Task data =
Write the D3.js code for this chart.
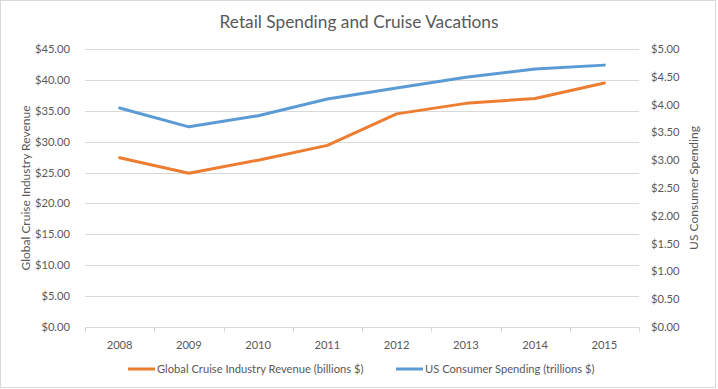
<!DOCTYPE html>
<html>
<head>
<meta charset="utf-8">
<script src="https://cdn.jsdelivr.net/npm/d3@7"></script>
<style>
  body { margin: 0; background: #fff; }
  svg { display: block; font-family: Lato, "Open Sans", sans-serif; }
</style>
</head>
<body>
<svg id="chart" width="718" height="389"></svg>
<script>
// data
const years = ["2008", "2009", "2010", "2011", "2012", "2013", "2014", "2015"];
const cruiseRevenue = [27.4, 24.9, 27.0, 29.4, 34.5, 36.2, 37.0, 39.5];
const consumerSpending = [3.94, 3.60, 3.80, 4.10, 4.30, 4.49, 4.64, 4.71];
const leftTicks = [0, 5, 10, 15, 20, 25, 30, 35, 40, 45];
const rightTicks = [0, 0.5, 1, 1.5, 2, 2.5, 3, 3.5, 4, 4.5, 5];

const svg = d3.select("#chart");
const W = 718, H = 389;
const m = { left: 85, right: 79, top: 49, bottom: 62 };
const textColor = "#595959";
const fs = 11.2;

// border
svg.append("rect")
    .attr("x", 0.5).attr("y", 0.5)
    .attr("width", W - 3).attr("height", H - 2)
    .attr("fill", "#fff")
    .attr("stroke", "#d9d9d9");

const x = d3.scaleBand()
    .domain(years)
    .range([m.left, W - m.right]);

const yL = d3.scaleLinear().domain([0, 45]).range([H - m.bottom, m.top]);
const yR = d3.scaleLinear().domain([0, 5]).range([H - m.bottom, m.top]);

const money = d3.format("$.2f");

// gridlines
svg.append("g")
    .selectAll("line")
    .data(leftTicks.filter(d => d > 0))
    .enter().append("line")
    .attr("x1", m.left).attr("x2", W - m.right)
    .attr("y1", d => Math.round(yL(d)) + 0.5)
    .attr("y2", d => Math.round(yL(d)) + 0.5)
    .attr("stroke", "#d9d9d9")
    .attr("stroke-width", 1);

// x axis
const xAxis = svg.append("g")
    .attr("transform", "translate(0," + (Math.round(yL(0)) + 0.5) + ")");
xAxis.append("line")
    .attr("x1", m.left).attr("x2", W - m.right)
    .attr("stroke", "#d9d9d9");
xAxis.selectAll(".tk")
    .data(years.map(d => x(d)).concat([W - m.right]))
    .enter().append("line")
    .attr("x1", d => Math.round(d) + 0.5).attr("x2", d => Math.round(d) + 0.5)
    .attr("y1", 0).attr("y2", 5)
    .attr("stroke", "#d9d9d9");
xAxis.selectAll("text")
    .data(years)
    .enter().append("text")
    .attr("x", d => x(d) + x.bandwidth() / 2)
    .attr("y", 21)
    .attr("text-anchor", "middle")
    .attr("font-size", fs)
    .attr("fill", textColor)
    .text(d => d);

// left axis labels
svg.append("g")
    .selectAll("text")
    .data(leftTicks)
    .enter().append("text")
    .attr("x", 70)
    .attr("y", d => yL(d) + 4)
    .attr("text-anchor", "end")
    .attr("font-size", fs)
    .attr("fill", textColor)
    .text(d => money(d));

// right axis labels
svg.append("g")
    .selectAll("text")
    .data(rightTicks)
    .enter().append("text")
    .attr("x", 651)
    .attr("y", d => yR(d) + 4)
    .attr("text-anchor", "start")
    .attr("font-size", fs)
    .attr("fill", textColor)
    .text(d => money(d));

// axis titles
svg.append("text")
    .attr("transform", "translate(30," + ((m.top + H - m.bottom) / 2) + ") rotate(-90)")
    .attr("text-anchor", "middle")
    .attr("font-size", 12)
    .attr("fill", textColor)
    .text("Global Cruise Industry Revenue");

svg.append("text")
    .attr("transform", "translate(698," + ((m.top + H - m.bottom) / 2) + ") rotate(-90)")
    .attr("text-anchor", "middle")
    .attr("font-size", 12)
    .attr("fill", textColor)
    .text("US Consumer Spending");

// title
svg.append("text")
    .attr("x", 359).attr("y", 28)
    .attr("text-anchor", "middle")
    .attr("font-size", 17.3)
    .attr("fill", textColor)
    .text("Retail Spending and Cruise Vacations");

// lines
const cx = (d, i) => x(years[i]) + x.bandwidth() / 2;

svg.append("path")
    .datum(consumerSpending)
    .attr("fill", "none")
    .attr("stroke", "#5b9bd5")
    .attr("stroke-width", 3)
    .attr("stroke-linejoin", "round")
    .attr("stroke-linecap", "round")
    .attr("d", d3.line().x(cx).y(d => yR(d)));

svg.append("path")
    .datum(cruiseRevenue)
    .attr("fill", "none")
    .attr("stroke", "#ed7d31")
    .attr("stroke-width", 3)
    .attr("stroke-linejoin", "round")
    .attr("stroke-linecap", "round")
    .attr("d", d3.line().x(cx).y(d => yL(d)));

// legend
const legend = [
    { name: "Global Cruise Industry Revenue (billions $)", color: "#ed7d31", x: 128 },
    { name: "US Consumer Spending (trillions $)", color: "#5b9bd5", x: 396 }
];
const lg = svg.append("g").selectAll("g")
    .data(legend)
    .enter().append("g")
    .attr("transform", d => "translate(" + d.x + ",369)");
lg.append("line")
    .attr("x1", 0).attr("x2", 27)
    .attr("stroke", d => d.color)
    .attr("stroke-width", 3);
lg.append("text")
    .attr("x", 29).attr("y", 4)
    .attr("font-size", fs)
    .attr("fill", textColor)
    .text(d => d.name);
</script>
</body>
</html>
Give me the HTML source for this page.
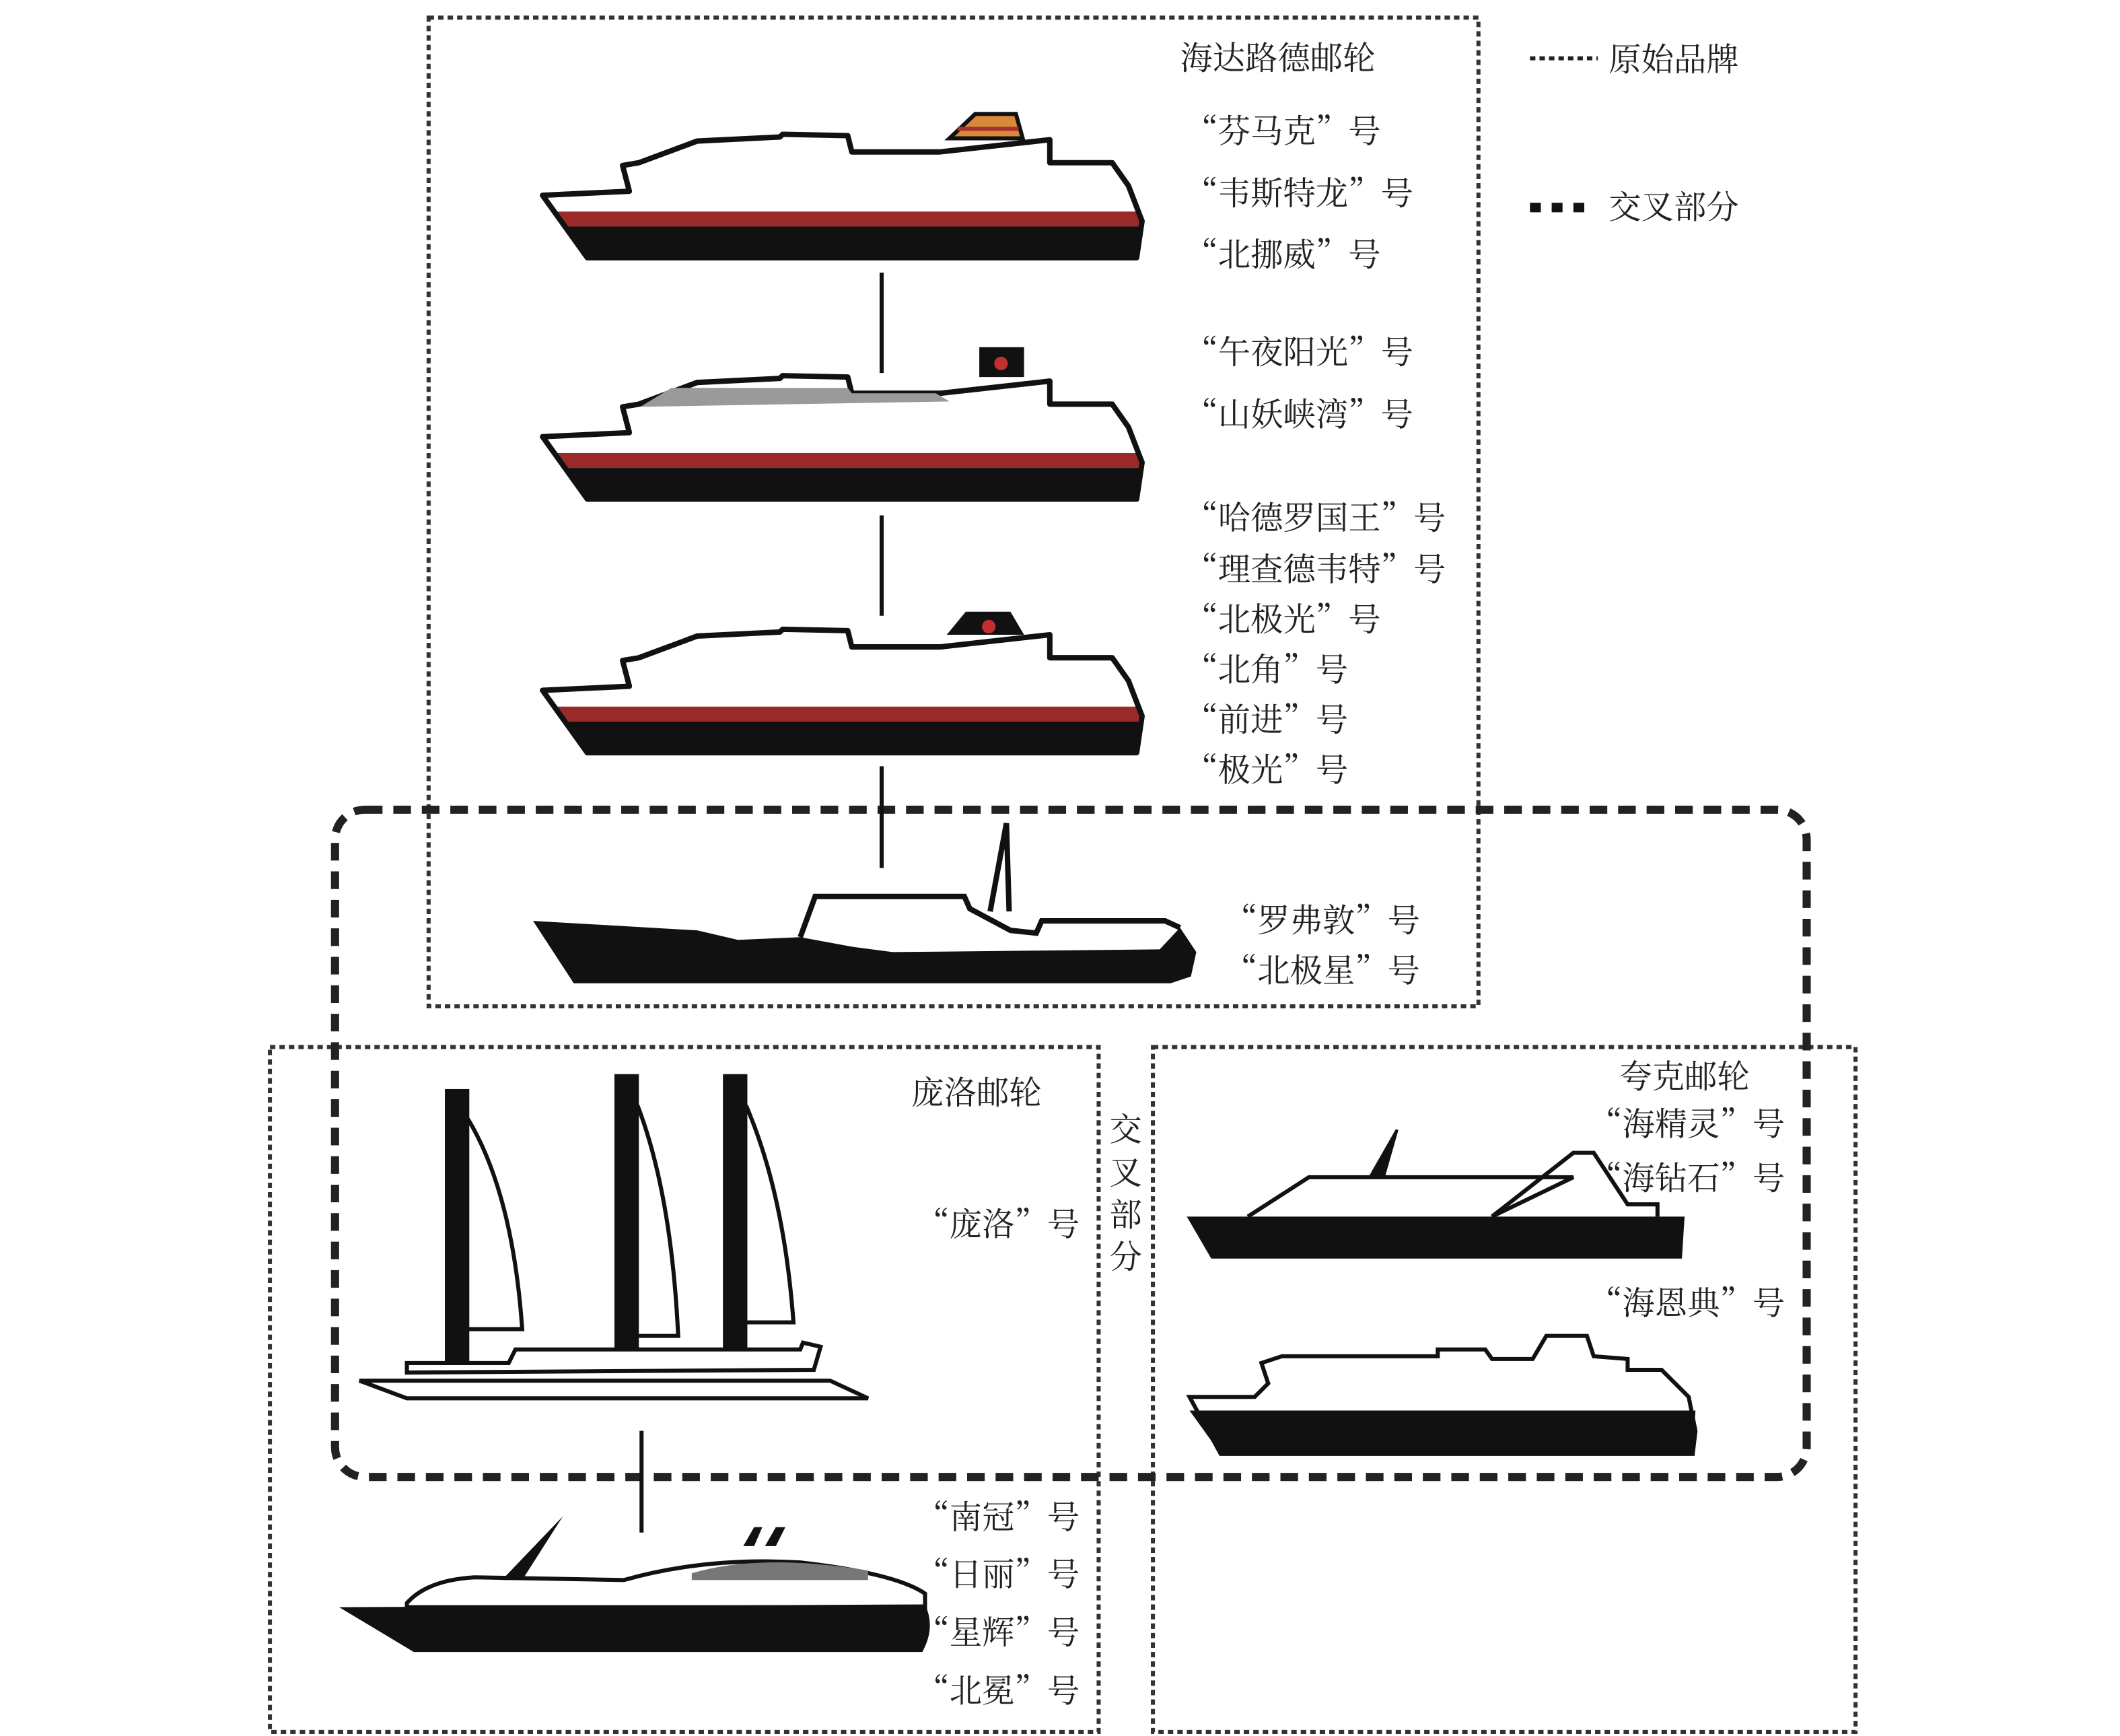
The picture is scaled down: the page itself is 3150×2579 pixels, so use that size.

What the task requires = Write out all the entries exactly, except for the pictures.

Task output =
Write the D3.js code for this chart.
<!DOCTYPE html>
<html>
<head>
<meta charset="utf-8">
<script src="https://cdn.jsdelivr.net/npm/d3@7"></script>
<style>
  body { margin: 0; background: #fff; }
  svg { display: block; font-family: Lato, "Open Sans", sans-serif; }
</style>
</head>
<body>
<svg id="chart" width="718" height="389"></svg>
<script>
// data
const years = ["2008", "2009", "2010", "2011", "2012", "2013", "2014", "2015"];
const cruiseRevenue = [27.4, 24.9, 27.0, 29.4, 34.5, 36.2, 37.0, 39.5];
const consumerSpending = [3.94, 3.60, 3.80, 4.10, 4.30, 4.49, 4.64, 4.71];
const leftTicks = [0, 5, 10, 15, 20, 25, 30, 35, 40, 45];
const rightTicks = [0, 0.5, 1, 1.5, 2, 2.5, 3, 3.5, 4, 4.5, 5];

const svg = d3.select("#chart");
const W = 718, H = 389;
const m = { left: 85, right: 79, top: 49, bottom: 62 };
const textColor = "#595959";
const fs = 11.2;

// border
svg.append("rect")
    .attr("x", 0.5).attr("y", 0.5)
    .attr("width", W - 3).attr("height", H - 2)
    .attr("fill", "#fff")
    .attr("stroke", "#d9d9d9");

const x = d3.scaleBand()
    .domain(years)
    .range([m.left, W - m.right]);

const yL = d3.scaleLinear().domain([0, 45]).range([H - m.bottom, m.top]);
const yR = d3.scaleLinear().domain([0, 5]).range([H - m.bottom, m.top]);

const money = d3.format("$.2f");

// gridlines
svg.append("g")
    .selectAll("line")
    .data(leftTicks.filter(d => d > 0))
    .enter().append("line")
    .attr("x1", m.left).attr("x2", W - m.right)
    .attr("y1", d => Math.round(yL(d)) + 0.5)
    .attr("y2", d => Math.round(yL(d)) + 0.5)
    .attr("stroke", "#d9d9d9")
    .attr("stroke-width", 1);

// x axis
const xAxis = svg.append("g")
    .attr("transform", "translate(0," + (Math.round(yL(0)) + 0.5) + ")");
xAxis.append("line")
    .attr("x1", m.left).attr("x2", W - m.right)
    .attr("stroke", "#d9d9d9");
xAxis.selectAll(".tk")
    .data(years.map(d => x(d)).concat([W - m.right]))
    .enter().append("line")
    .attr("x1", d => Math.round(d) + 0.5).attr("x2", d => Math.round(d) + 0.5)
    .attr("y1", 0).attr("y2", 5)
    .attr("stroke", "#d9d9d9");
xAxis.selectAll("text")
    .data(years)
    .enter().append("text")
    .attr("x", d => x(d) + x.bandwidth() / 2)
    .attr("y", 21)
    .attr("text-anchor", "middle")
    .attr("font-size", fs)
    .attr("fill", textColor)
    .text(d => d);

// left axis labels
svg.append("g")
    .selectAll("text")
    .data(leftTicks)
    .enter().append("text")
    .attr("x", 70)
    .attr("y", d => yL(d) + 4)
    .attr("text-anchor", "end")
    .attr("font-size", fs)
    .attr("fill", textColor)
    .text(d => money(d));

// right axis labels
svg.append("g")
    .selectAll("text")
    .data(rightTicks)
    .enter().append("text")
    .attr("x", 651)
    .attr("y", d => yR(d) + 4)
    .attr("text-anchor", "start")
    .attr("font-size", fs)
    .attr("fill", textColor)
    .text(d => money(d));

// axis titles
svg.append("text")
    .attr("transform", "translate(30," + ((m.top + H - m.bottom) / 2) + ") rotate(-90)")
    .attr("text-anchor", "middle")
    .attr("font-size", 12)
    .attr("fill", textColor)
    .text("Global Cruise Industry Revenue");

svg.append("text")
    .attr("transform", "translate(698," + ((m.top + H - m.bottom) / 2) + ") rotate(-90)")
    .attr("text-anchor", "middle")
    .attr("font-size", 12)
    .attr("fill", textColor)
    .text("US Consumer Spending");

// title
svg.append("text")
    .attr("x", 359).attr("y", 28)
    .attr("text-anchor", "middle")
    .attr("font-size", 17.3)
    .attr("fill", textColor)
    .text("Retail Spending and Cruise Vacations");

// lines
const cx = (d, i) => x(years[i]) + x.bandwidth() / 2;

svg.append("path")
    .datum(consumerSpending)
    .attr("fill", "none")
    .attr("stroke", "#5b9bd5")
    .attr("stroke-width", 3)
    .attr("stroke-linejoin", "round")
    .attr("stroke-linecap", "round")
    .attr("d", d3.line().x(cx).y(d => yR(d)));

svg.append("path")
    .datum(cruiseRevenue)
    .attr("fill", "none")
    .attr("stroke", "#ed7d31")
    .attr("stroke-width", 3)
    .attr("stroke-linejoin", "round")
    .attr("stroke-linecap", "round")
    .attr("d", d3.line().x(cx).y(d => yL(d)));

// legend
const legend = [
    { name: "Global Cruise Industry Revenue (billions $)", color: "#ed7d31", x: 128 },
    { name: "US Consumer Spending (trillions $)", color: "#5b9bd5", x: 396 }
];
const lg = svg.append("g").selectAll("g")
    .data(legend)
    .enter().append("g")
    .attr("transform", d => "translate(" + d.x + ",369)");
lg.append("line")
    .attr("x1", 0).attr("x2", 27)
    .attr("stroke", d => d.color)
    .attr("stroke-width", 3);
lg.append("text")
    .attr("x", 29).attr("y", 4)
    .attr("font-size", fs)
    .attr("fill", textColor)
    .text(d => d.name);
</script>
</body>
</html>
Give me the HTML source for this page.
The picture is scaled down: the page itself is 3150×2579 pixels, so use that size.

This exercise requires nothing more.